黒田村 7大字(芹生、灰屋、片波、上黒田、宮、下黒田、広河原)
山国村 10大字(小塩、初川、井戸、大野、比賀江、中江、塔、辻、鳥居、下)
弓削村 9大字(上中、下中、下弓削、塩田、井崎、赤石、田貫、室谷、上弓削)
周山町 9大字(宇野、浅江、西、矢代中、漆谷、熊田、下熊田、五本松、周山)
細野村 大字なし
宇津村 6大字(柏原、弓槻、栃本、中地、明石、下宇津)

旧細野村の区域は京北町大字細野となり、残りのの1町4村の計41の大字は引き続き京北町の大字となり、発足当初の京北町は42の大字で構成されていた。
ただし、地理的に京都市方面との関係が強い大字広河原は昭和32年(1957年)京都市左京区に編入されたため、以後は41大字となった。

平成17年(2005年)、京北町は京都市右京区に編入され、41大字は「京北」を冠称する1,232町に編成された。
町名は下の例のように、従前の「京北町大字A字B」を「右京区京北A町B」と改称する原則によって命名されている。

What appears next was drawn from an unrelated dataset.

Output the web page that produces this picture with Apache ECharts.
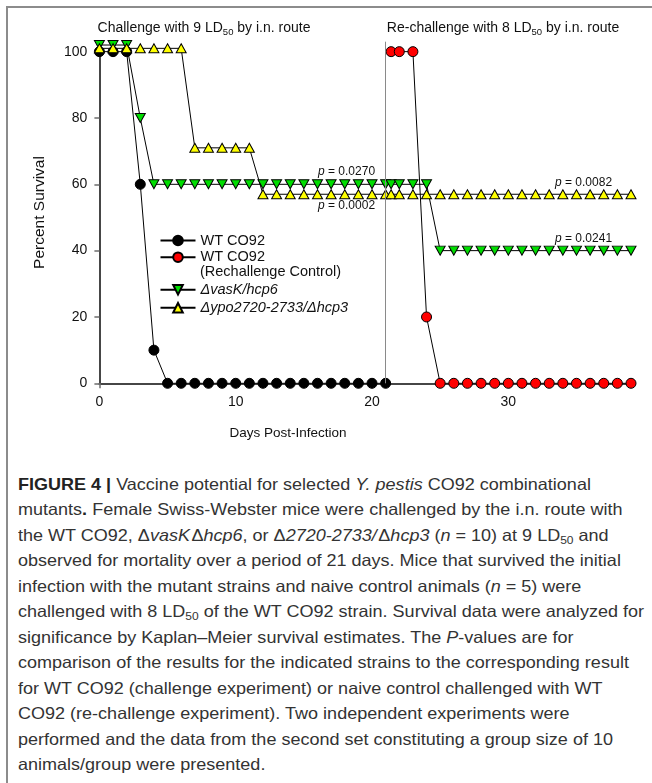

京都府北桑田郡京北町大字周山字上寺田 → 京都府京都市右京区京北周山町上寺田

備考

西京極樋ノ詰町
- 地図にみえないが、『角川日本地名大辞典 26 京都府』(以下「角川」)には水路のみの無人町とある。

東梅津前子町
- 地図にみえないが、「角川」には道路用地のみの無人町とある。

鳴滝池ノ谷
- 地図にみえないが、「角川」には山間部に位置する無人町とある。

梅ケ畑高雄西谷
- 地図にみえないが、「角川」には山間部に位置する無人町とある。

西京極郡附洲町(こおりつきすちょう)
郵便番号一覧表には当町が収録されているが、「角川」では昭和44年(1969年)に廃止された旧町とする。
京都市の各区に属する公称町名を列挙した「京都市区の所管区域条例」(昭和24年4月1日京都市条例第7号)にも西京極郡附洲町の名はみえない。
本項「京都市右京区の町名」における現行町名数は便宜上「角川」の説に準じる。